Spanish prenuclear rising pitch accents have been described as having a Low tone consistently aligned near the onset of the tonic syllable and a High tone, whose alignment may vary depending on focus marking.  An examination of Dominican Spanish (DS) reveals a previously unreported alignment pattern for Spanish.  The DS data reveals a variable Low tone alignment; an early alignment near the tonic onset, and a late Low alignment, past the tonic midpoint, typically 100-180 ms into the tonic syllable.  The High tone does not demonstrate two categories of alignment seen with the Low tone.  The variation observed in the DS prenuclear pitch accent alignments provide clear evidence of intonational dialectal variation and contributes to the growing body of research on intonational variation in general.

 

•  2002. Is There a Spanish Imperative Intonation Revisited: Local Considerations.  Linguistics 40:2 pp 347-374.

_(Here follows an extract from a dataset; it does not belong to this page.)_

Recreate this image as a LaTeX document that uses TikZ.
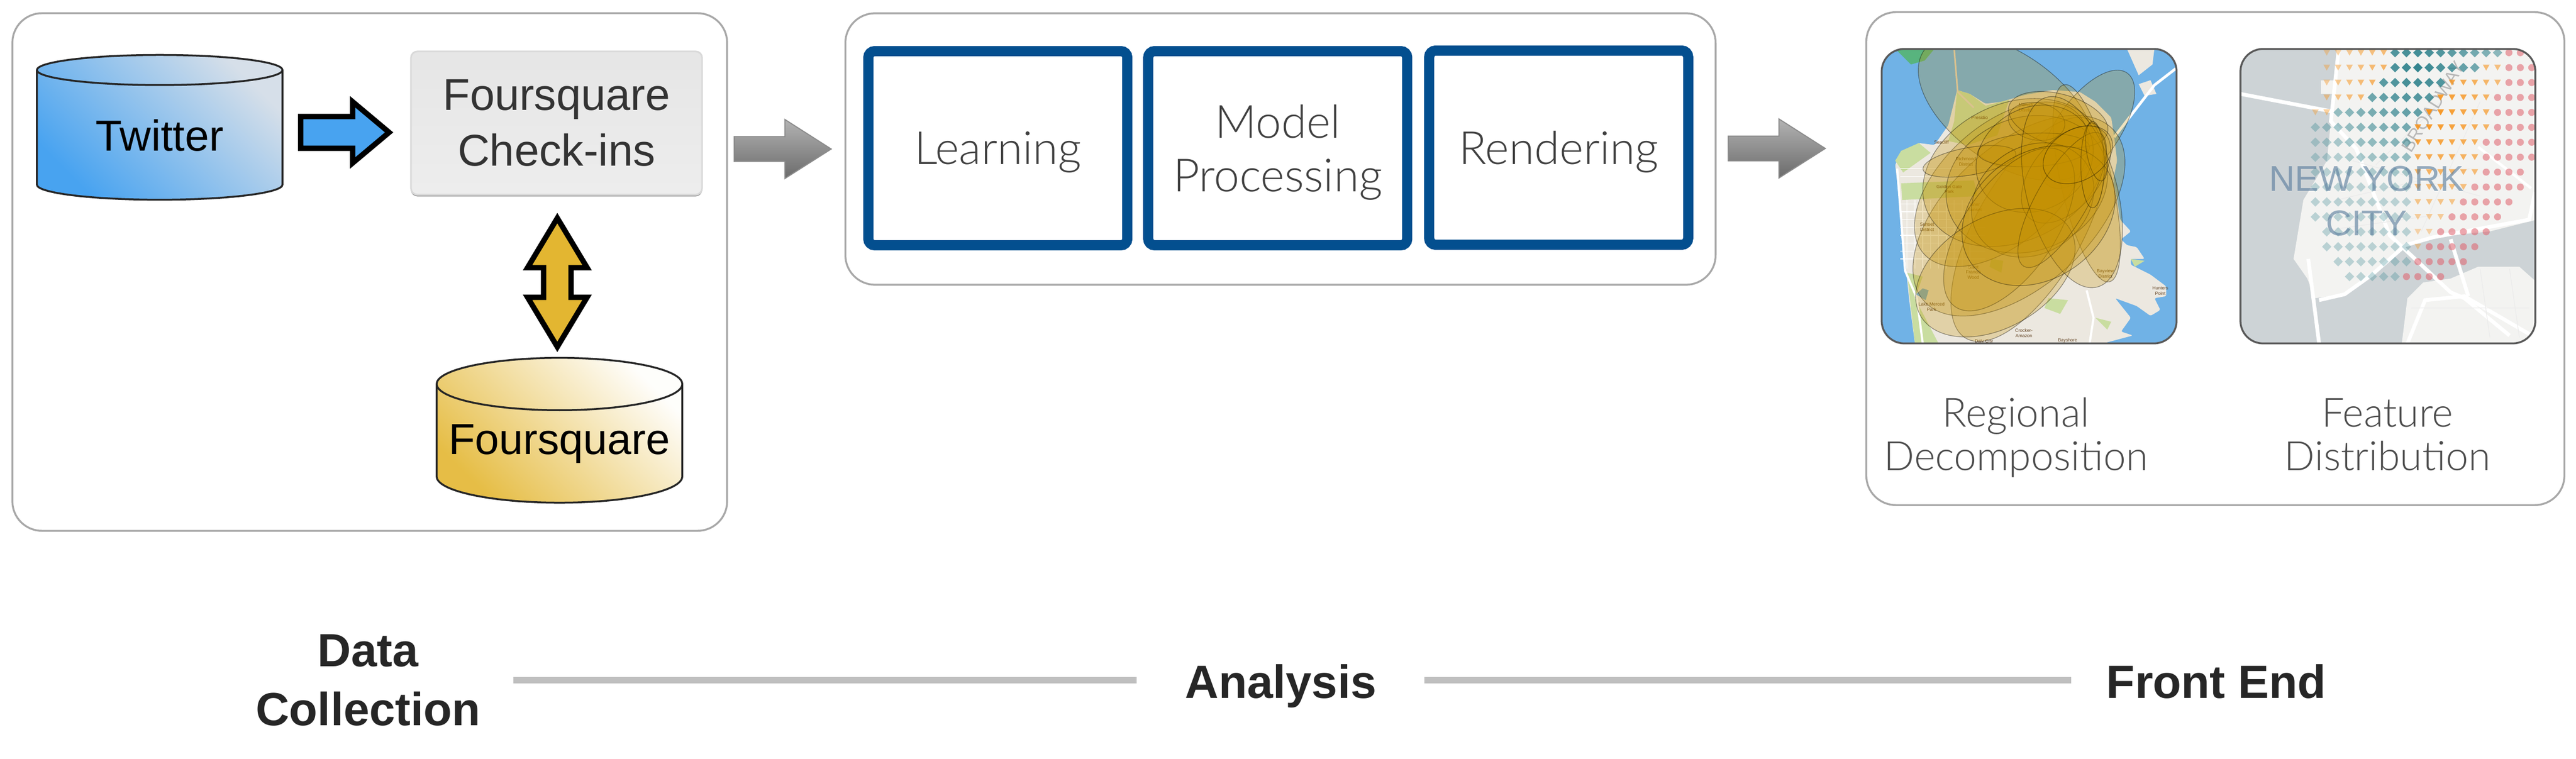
\documentclass[tikz,border=0pt]{standalone}
\usepackage{fontspec}
\setmainfont{Liberation Sans}
\newfontfamily\thinfont{Lato Light}
\usetikzlibrary{shapes.geometric}
\usetikzlibrary{shapes.arrows}
\usetikzlibrary{positioning}
\usetikzlibrary{shadows}
\definecolor{panelgray}{HTML}{A8A8A8}
\definecolor{stepblue}{HTML}{034F8F}
\definecolor{feedblue}{HTML}{48A3F0}
\definecolor{feedmid}{HTML}{B4CEE8}
\definecolor{feedpale}{HTML}{D6DFE9}
\definecolor{syncgold}{HTML}{E3B631}
\definecolor{sfwater}{HTML}{70B2E6}
\definecolor{sfland}{HTML}{ECE8E0}
\definecolor{sfgreen}{HTML}{C9DDA0}
\definecolor{sfblob}{HTML}{C49000}
\definecolor{nywater}{HTML}{CDD3D6}
\definecolor{nyland}{HTML}{F3F3F1}
\definecolor{nyname}{HTML}{54789A}
\definecolor{markteal}{HTML}{34858F}
\definecolor{markorange}{HTML}{F7941D}
\definecolor{markrose}{HTML}{E0606C}
\begin{document}
\begin{tikzpicture}[x=.01cm,y=-.01cm,
panel/.style={rectangle,draw=panelgray,line width=.035cm,rounded corners=.55cm,fill=white,outer sep=0pt},
stepbox/.style={rectangle,draw=stepblue,line width=.19cm,rounded corners=.12cm,fill=white,minimum width=4.83cm,minimum height=3.62cm,inner sep=0pt,outer sep=0pt,align=center,text=black!75,text depth=0pt,font=\thinfont\fontsize{24.3pt}{28.4pt}\selectfont},
store/.style={cylinder,shape border rotate=90,aspect=.236,draw=black!85,line width=.035cm,minimum width=4.58cm,minimum height=2.70cm,inner sep=0pt,outer sep=0pt,font=\fontsize{23pt}{28pt}\selectfont},
tilted/.style={shade,shading=axis,shading angle=-45},
bigarrow/.style={single arrow,single arrow head indent=0pt,inner xsep=0pt,outer sep=0pt,anchor=tail},
grayarrow/.style={bigarrow,draw=black!45,line width=.02cm,top color=black!30,bottom color=black!58,minimum height=1.81cm,inner ysep=.22cm,single arrow head extend=.32cm,single arrow tip angle=65},
stagelabel/.style={align=center,inner sep=0pt,font=\bfseries\fontsize{24.7pt}{31.5pt}\selectfont,text=black!85},
maplabel/.style={align=center,inner sep=0pt,text=black!70,text depth=0pt,font=\thinfont\fontsize{21.4pt}{23pt}\selectfont},
mapframe/.style={rectangle,draw=black!65,line width=.035cm,rounded corners=.42cm,minimum width=5.5cm,minimum height=5.49cm,inner sep=0pt,outer sep=0pt},
timeline/.style={draw=black!25,line width=.11cm},
tinyname/.style={align=center,inner sep=0pt,text=black!50!brown,font=\fontsize{2.4pt}{2.8pt}\selectfont}]
\useasboundingbox (0,0) rectangle (4807,1416);

\node [panel,minimum width=13.33cm,minimum height=9.65cm] (collect) at (690,507.5) {};
\node [panel,minimum width=16.23cm,minimum height=5.06cm] (process) at (2389.5,278) {};
\node [panel,minimum width=13.02cm,minimum height=9.19cm] (front) at (4134,482.5) {};

\node [store,bottom color=feedblue,middle color=feedmid,top color=feedpale,tilted] (twitter) at (298,252.5) {Twitter};
\node [rectangle,draw=black!15,line width=.03cm,rounded corners=.12cm,top color=black!10,bottom color=black!7,drop shadow={shadow xshift=0cm,shadow yshift=-.035cm,fill=black!35,opacity=1},minimum width=5.43cm,minimum height=2.67cm,align=center,text=black!80,font=\fontsize{23.6pt}{29.6pt}\selectfont] (checkins) at (1038.5,229.5) {Foursquare\\Check-ins};
\node [store,bottom color=syncgold!90,middle color=syncgold!42,top color=syncgold!2,tilted] (foursquare) at (1044,828) {Foursquare};

\node [bigarrow,draw=black,line width=.1cm,fill=feedblue,minimum height=1.65cm,inner ysep=.245cm,single arrow head extend=.275cm,single arrow tip angle=80] (feed) at (561,247) {};
\node [double arrow,shape border rotate=90,double arrow head indent=0pt,draw=black,line width=.1cm,fill=syncgold,inner xsep=.205cm,inner ysep=0pt,outer sep=0pt,minimum height=2.4cm,double arrow head extend=.3cm,double arrow tip angle=62] (sync) at (1040,527) {};
\node [grayarrow] (toprocess) at (1370,278) {};
\node [grayarrow] (tofront) at (3225,277) {};

\node [stepbox] (learn) at (1862,276.5) {Learning};
\node [stepbox,right=.39cm,at=(learn.east)] (model) {Model\\Processing};
\node [stepbox,right=.41cm,at=(model.east),yshift=.01cm] (render) {Rendering};

\begin{scope}[shift={(3500,80)},x=.003667cm,y=-.003667cm]
\clip [rounded corners=.42cm] (30,32) rectangle (1532,1528);
\fill [sfwater] (0,0) rectangle (1600,1600);
\fill [sfland,rounded corners=.03cm] (415,240) -- (480,260) -- (560,310) -- (640,300) -- (760,265) -- (900,240) -- (1040,250) -- (1120,300) -- (1200,380) -- (1215,480) -- (1230,600) -- (1210,700) -- (1230,800) -- (1245,900) -- (1300,960) -- (1250,1000) -- (1280,1030) -- (1330,1040) -- (1370,1100) -- (1300,1100) -- (1300,1130) -- (1400,1180) -- (1480,1240) -- (1480,1290) -- (1420,1300) -- (1450,1360) -- (1400,1390) -- (1330,1340) -- (1220,1300) -- (1300,1400) -- (1250,1470) -- (1310,1490) -- (1160,1530) -- (200,1530) -- (170,1300) -- (130,900) -- (100,620) -- (130,560) -- (220,510) -- (300,520) -- (370,420) -- cycle;
\fill [sfland] (1280,30) -- (1420,30) -- (1410,110) -- (1340,165) -- cycle;
\fill [sfland] (1340,210) -- (1400,190) -- (1430,260) -- (1370,270) -- cycle;
\fill [sfgreen!60!black!60!green,opacity=.6] (100,30) -- (300,30) -- (250,90) -- (180,110) -- cycle;
\fill [sfgreen] (415,240) -- (480,260) -- (560,320) -- (680,290) -- (620,470) -- (470,520) -- (370,500) -- (400,400) -- cycle;
\fill [sfgreen] (100,600) -- (130,550) -- (220,510) -- (280,560) -- (140,660) -- cycle;
\fill [sfgreen] (130,715) -- (500,700) -- (520,780) -- (135,800) -- cycle;
\fill [sfgreen] (160,1170) -- (240,1190) -- (200,1300) -- (320,1530) -- (200,1530) -- cycle;
\fill [sfgreen] (880,1300) -- (980,1310) -- (940,1380) -- (860,1350) -- cycle;
\fill [sfgreen] (590,1100) -- (650,1110) -- (640,1170) -- (580,1140) -- cycle;
\fill [sfgreen] (1120,1400) -- (1200,1420) -- (1180,1460) -- cycle;
\fill [sfgreen] (1300,1100) -- (1370,1110) -- (1320,1140) -- cycle;
\fill [sfwater] (205,1280) -- (240,1250) -- (270,1260) -- (255,1310) -- cycle;
\foreach \gy in {640,680,820,860,900,940,980,1020,1060,1100} {\draw [white,line width=.012cm] (125,\gy) -- (560,\gy);}
\foreach \gx in {160,200,240,280,320,360,400,440,480} {\draw [white,line width=.012cm] (\gx,800) -- (\gx,1150);}
\draw [white,line width=.05cm] (1215,480) -- (1420,215) -- (1530,130);
\draw [sfland!80!brown,line width=.03cm] (400,30) -- (418,250) -- (500,330);
\draw [white,line width=.04cm] (110,640) -- (150,1160) -- (210,1300) -- (240,1530);
\draw [white,line width=.04cm] (1075,1260) -- (1110,1400) -- (1090,1530);
\foreach \lx/\ly/\lt [count=\n] in {335/507/Seacliff,530/382/Presidio,460/605/{Richmond\\District},375/745/{Golden Gate\\Park},505/838/{Inner\\Sunset},262/937/{Sunset\\District},765/330/{Marina\\District},498/1168/{Saint\\Francis\\Wood},285/1345/{Lake Merced\\Park},1170/1175/{Bayview\\District},1450/1262/{Hunters\\Point},755/1478/{Crocker-\\Amazon},552/1520/Daly City,978/1516/Bayshore} {\node [tinyname] (sfname\n) at (\lx,\ly) {\lt};}
\foreach \cx/\cy/\ra/\rb/\rt in {665/330/510/280/-35,1080/440/350/160/55,1075/715/515/130/-77,780/950/640/270/60,730/880/650/360/42,640/720/530/300/42,700/660/480/350/25,770/720/420/340/20,478/603/240/70/10,820/400/145/95/-10,930/390/260/130/-15,805/545/285/85/3,810/590/310/260/30,970/670/290/170/50,800/800/330/270/35,680/950/480/230/55,610/1170/440/280/30,1000/760/500/230/-75,950/800/390/130/60,830/880/420/320/35,1105/620/220/60/-90,1125/555/150/50/-80,1030/570/190/130/30} {\draw [fill=sfblob,fill opacity=.25,draw=black,draw opacity=.4,line width=.012cm] (\cx,\cy) ellipse [x radius=\ra,y radius=\rb,rotate=\rt];}
\end{scope}
\node [mapframe] (sfmap) at (3786.5,366) {};

\begin{scope}[shift={(4170,80)},x=.003667cm,y=-.003667cm]
\clip [rounded corners=.42cm] (30,32) rectangle (1530,1528);
\fill [nywater] (0,0) rectangle (1600,1600);
\fill [nyland] (530,20) -- (510,200) -- (490,400) -- (470,600) -- (350,800) -- (300,1100) -- (370,1200) -- (410,1300) -- (560,1280) -- (700,1180) -- (870,1030) -- (1010,990) -- (1300,960) -- (1540,900) -- (1540,20) -- cycle;
\fill [nyland] (880,1300) -- (960,1220) -- (1100,1200) -- (1240,1140) -- (1450,1140) -- (1540,1220) -- (1540,1540) -- (850,1540) -- cycle;
\fill [nyland] (440,190) rectangle (520,260);
\draw [white,line width=.07cm] (30,260) -- (500,350);
\draw [white,line width=.07cm] (530,30) -- (490,400) -- (620,540) -- (790,980) -- (1100,1270) -- (1170,1300) -- (1400,1490);
\draw [white,line width=.07cm] (375,1100) -- (430,1530);
\draw [white,line width=.07cm] (1100,1000) -- (1190,1290);
\draw [white,line width=.07cm] (880,1530) -- (970,1310) -- (1170,1290) -- (1530,1500);
\draw [white,line width=.07cm] (430,1310) -- (560,1280) -- (700,1180) -- (870,1030) -- (1010,990) -- (1500,900) -- (1530,760);
\draw [white,line width=.05cm] (1240,530) -- (1510,740);
\draw [black!8,line width=.012cm] (1050,300) -- (720,620) (1250,300) -- (950,960) (600,600) -- (1250,780) (520,800) -- (1200,640) (500,950) -- (1000,880) (1250,1150) -- (1300,1500) (1400,1150) -- (1450,1500) (900,1350) -- (1500,1350);
\node [rotate=58,inner sep=0pt,text=black!28,font=\fontsize{9.5pt}{10pt}\selectfont] (broadway) at (1010,325) {BROADWAY};
\foreach \rowy/\kfrom/\kto in {50/7/16,126/7/14,202/6/11,278/5/10,354/2/9,430/0/8,506/0/8,582/0/8,658/0/8,734/0/8,810/0/8,886/0/8,962/1/8,1038/1/8,1114/2/8,1190/3/7} {\foreach \k in {\kfrom,...,\kto} {\pgfmathsetmacro\mx{411+58*\k}\pgfmathsetmacro\op{max(.3,1-.0011*veclen(\mx-930,\rowy-126))}\fill [markteal,fill opacity=\op] (\mx-24,\rowy) -- (\mx,\rowy-24) -- (\mx+24,\rowy) -- (\mx,\rowy+24) -- cycle;}}
\foreach \rowy/\kfrom/\kto in {50/1/6,126/1/6,126/15/16,202/1/5,202/12/16,278/1/4,278/11/15,354/0/1,354/10/15,430/9/15,506/9/14,582/9/14,658/9/14,734/9/13,810/9/12,886/9/11,962/9/10,1038/9/9} {\foreach \k in {\kfrom,...,\kto} {\pgfmathsetmacro\mx{411+58*\k}\pgfmathsetmacro\op{max(.35,1-.0011*veclen(\mx-990,\rowy-354))}\fill [markorange,fill opacity=\op] (\mx-17,\rowy-15) -- (\mx+17,\rowy-15) -- (\mx,\rowy+15) -- cycle;}}
\foreach \rowy/\kfrom/\kto in {50/17/18,126/17/19,202/17/19,278/16/19,354/16/19,430/16/19,506/15/19,582/15/19,658/15/18,734/14/18,810/13/17,886/12/16,962/11/15,1038/10/14,1114/9/13,1190/8/11} {\foreach \k in {\kfrom,...,\kto} {\pgfmathsetmacro\mx{411+58*\k}\fill [markrose,fill opacity=.55] (\mx,\rowy) circle [radius=18];}}
\node [inner sep=0pt,align=center,text=nyname,opacity=.6,font=\fontsize{19pt}{23.8pt}\selectfont] (nycname) at (672,805) {NEW YORK\\CITY};
\end{scope}
\node [mapframe] (nymap) at (4456,366) {};

\node [maplabel] (regional) at (3762,810) {Regional\\Decomposition};
\node [maplabel] (feature) at (4455,810) {Feature\\Distribution};

\node [stagelabel] (data) at (687,1269) {Data\\Collection};
\node [stagelabel,text height=.84cm,text depth=.18cm] (analysis) at (2390,1269) {Analysis};
\node [stagelabel,text height=.84cm,text depth=.18cm] (frontend) at (4136,1269) {Front End};
\draw [timeline,shorten <=.6cm,shorten >=.9cm] (data) -- (analysis);
\draw [timeline,shorten <=.89cm,shorten >=.65cm] (analysis) -- (frontend);
\end{tikzpicture}
\end{document}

This paper reports the results of an experiment designed to reexamine the existence of an imperative intonation in Spanish by investigating acoustic cues at the local pitch accent level.  Navarro Tomás (1944) claims that intonation alone is sufficient to distinguish between declarative and imperative sentences.  Kvavik (1987, 1988) finds inconclusive evidence for the claim that intonation can distinguish between the two types of sentences for a Cuban dialect of Spanish based on global or utterance level correlates.  In the present study, intonational differences are examined at the local pitch accent level with a larger corpus of Mexican Spanish.

The current study finds that speakers differ in their use of local intonational strategies between imperative and declarative utterances, but that the results are not categorical.  The local differences between imperative and declarative utterances include: an increased tonal range at the local pitch accent level, reduced intonational deaccenting, an increased use of an early H tone pitch accent associated with contrastive focus, and modifications of duration.